» **COLLECTED MATERIAL**
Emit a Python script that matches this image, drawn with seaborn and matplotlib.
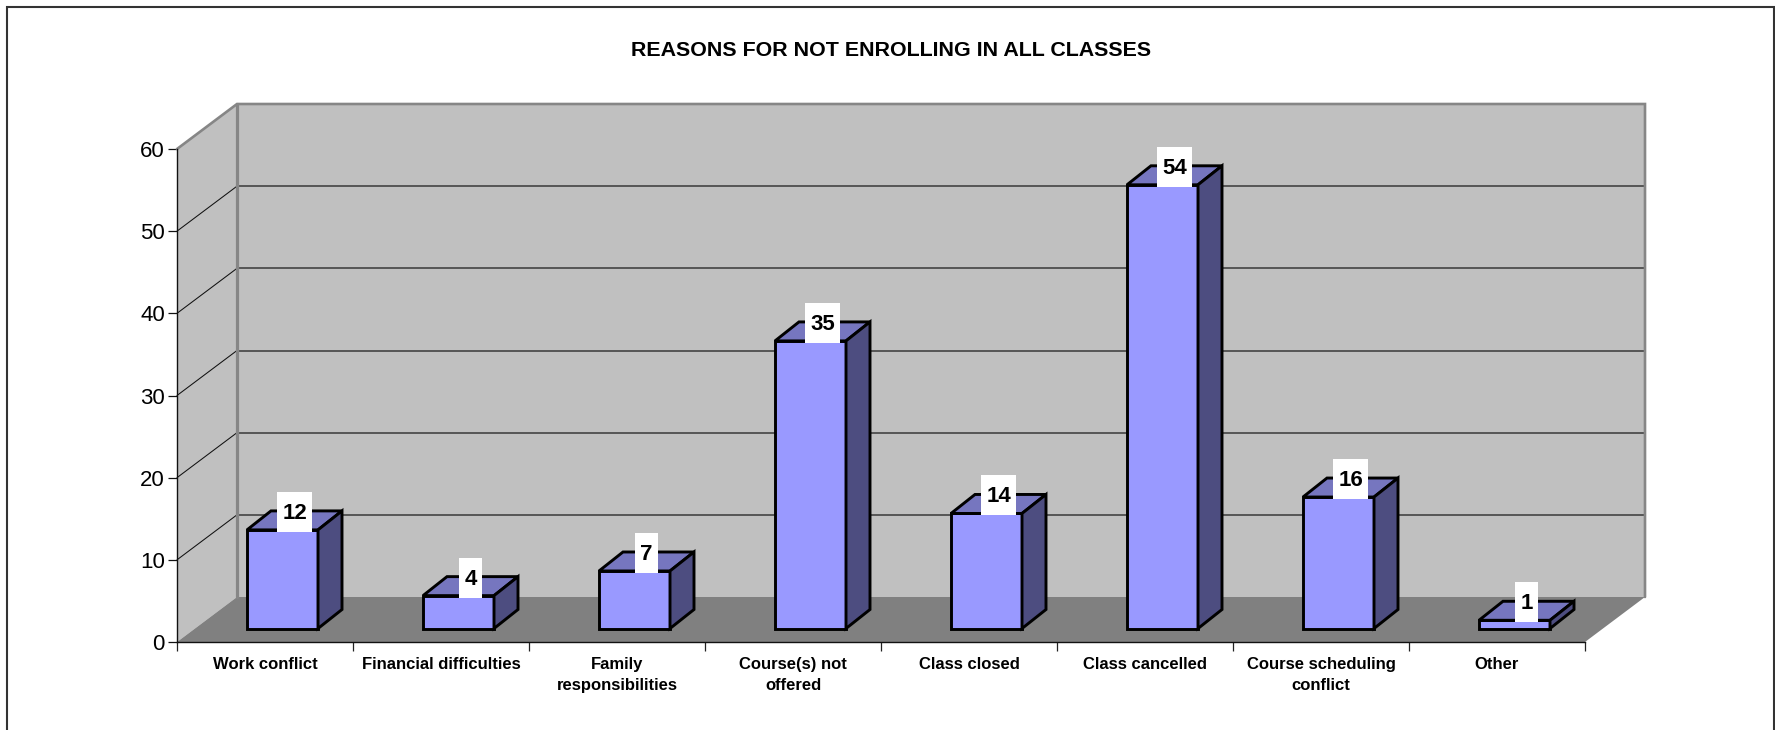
import matplotlib
matplotlib.use("Agg")
import matplotlib.pyplot as plt
from matplotlib.patches import Polygon, Rectangle
import seaborn as sns

categories = ["Work conflict", "Financial difficulties", "Family\nresponsibilities",
              "Course(s) not\noffered", "Class closed", "Class cancelled",
              "Course scheduling\nconflict", "Other"]
values = [12, 4, 7, 35, 14, 54, 16, 1]
y_ticks = [0, 10, 20, 30, 40, 50, 60]
title = "REASONS FOR NOT ENROLLING IN ALL CLASSES"

W, H = 1775, 730
sns.set_theme(style="white")
plt.rcParams["font.family"] = ["Liberation Sans", "DejaVu Sans"]

FACE, TOP, SIDE = "#9999FF", "#7676BF", "#4D4D80"
WALL, FLOOR, EDGE = "#C0C0C0", "#808080", "#868686"
LW = 2.1

fig = plt.figure(figsize=(W / 100, H / 100), dpi=100, facecolor="white")
ax = fig.add_axes([177 / W, (H - 642) / H, 1408 / W, 493 / H])
ax.patch.set_visible(False)

PXX, PXY = 1408 / 8, 493 / 60          # pixels per category / per value unit
wx, wy = 60 / PXX, 45 / PXY            # wall depth
bx, by = 24 / PXX, 19 / PXY            # bar depth
sx, sy = 17.5 / PXX, 13.5 / PXY        # bar offset inside the floor
bw = 71 / PXX

sns.barplot(x=categories, y=values, color=FACE, saturation=1, width=bw,
            edgecolor="black", linewidth=LW, ax=ax, zorder=4)
ax.set_xlim(-0.5, 7.5)
ax.set_ylim(0, 60)
ax.set_xlabel("")
ax.set_ylabel("")

# bars: shift the front faces onto the floor
for p in list(ax.patches):
    p.set_x(p.get_x() + sx)
    p.set_y(sy)
    p.set_joinstyle("miter")

L, R = -0.5, 7.5
# walls and floor
ax.add_patch(Polygon([(L + wx, wy), (R + wx, wy), (R + wx, 60 + wy), (L + wx, 60 + wy)],
                     fc=WALL, ec="none", zorder=0, clip_on=False))
ax.add_patch(Polygon([(L, 0), (L + wx, wy), (L + wx, 60 + wy), (L, 60)],
                     fc=WALL, ec="none", zorder=0, clip_on=False))
ax.add_patch(Polygon([(L, 0), (R, 0), (R + wx, wy), (L + wx, wy)],
                     fc=FLOOR, ec="none", zorder=1, clip_on=False))
# gridlines
for t in y_ticks[1:-1]:
    ax.plot([L, L + wx], [t, t + wy], color="#111111", lw=0.75, zorder=2, clip_on=False)
    ax.plot([L + wx, R + wx], [t + wy, t + wy], color="#444444", lw=1.2, zorder=2, clip_on=False)
# wall edges
ax.plot([L, L + wx, R + wx, R + wx], [60, 60 + wy, 60 + wy, wy], color=EDGE, lw=1.9,
        zorder=3, clip_on=False, solid_joinstyle="miter")
ax.plot([L + wx, L + wx], [wy, 60 + wy], color=EDGE, lw=2.3, zorder=3, clip_on=False)

# top and side faces of each bar, with its value label
for i, v in enumerate(values):
    x0 = i - bw / 2 + sx
    x1 = i + bw / 2 + sx
    y0, y1 = sy, v + sy
    ax.add_patch(Polygon([(x0, y1), (x1, y1), (x1 + bx, y1 + by), (x0 + bx, y1 + by)],
                         fc=TOP, ec="black", lw=LW, zorder=4, clip_on=False, joinstyle="miter"))
    ax.add_patch(Polygon([(x1, y0), (x1 + bx, y0 + by), (x1 + bx, y1 + by), (x1, y1)],
                         fc=SIDE, ec="black", lw=LW, zorder=4, clip_on=False, joinstyle="miter"))
    label = str(v)
    cx = i + sx + 12 / PXX
    bh = 40 / PXY
    bwid = (11 + 12.4 * len(label)) / PXX
    ybot = y1 - 2 / PXY
    ax.add_patch(Rectangle((cx - bwid / 2, ybot), bwid, bh, fc="white", ec="none",
                           zorder=5, clip_on=False))
    ax.text(cx, ybot + bh / 2 + 1 / PXY, label, ha="center", va="center_baseline", fontsize=16,
            fontweight="bold", color="black", zorder=6, clip_on=False)

# axes furniture
for s in ("top", "right"):
    ax.spines[s].set_visible(False)
for s in ("left", "bottom"):
    ax.spines[s].set_visible(True)
    ax.spines[s].set_color("#111111")
    ax.spines[s].set_linewidth(1.0)
    ax.spines[s].set_zorder(3)
ax.set_yticks(y_ticks)
ax.set_yticklabels([str(t) for t in y_ticks], fontsize=16, color="black")
ax.tick_params(axis="y", left=True, length=6.5, width=0.9, color="#111111", pad=2.2)
ax.set_xticks([k - 0.5 for k in range(len(categories) + 1)])
ax.set_xticklabels([""] * (len(categories) + 1))
ax.set_xticks(list(range(len(categories))), minor=True)
ax.set_xticklabels(categories, minor=True, fontsize=12, fontweight="bold", color="black",
                   linespacing=1.55)
ax.tick_params(axis="x", which="major", bottom=True, length=6.5, width=0.9, color="#222222")
ax.tick_params(axis="x", which="minor", bottom=False, length=0, pad=10.5)

fig.text(891 / W, 1 - 50 / H, title, ha="center", va="center", fontsize=15.4,
         fontweight="bold", color="black")
# outer chart frame, running off the bottom of the picture
fig.add_artist(Rectangle((7.5 / W, -0.02), (1774 - 7.5) / W, 1.02 - 6.5 / H,
                         transform=fig.transFigure, fc="none", ec="#333333", lw=1.5))

fig.savefig("out.png", dpi=100, facecolor="white")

» **WHAT IS EXPECTED**
Your task is to return the lines above, from the first one up to and including the line containing "import seaborn as sns", minus any pictures.

» **RESULT FOR THIS TASK**
Emit a Python script that matches this image, drawn with seaborn and matplotlib.
import matplotlib
matplotlib.use("Agg")
import matplotlib.pyplot as plt
from matplotlib.patches import Polygon, Rectangle
import seaborn as sns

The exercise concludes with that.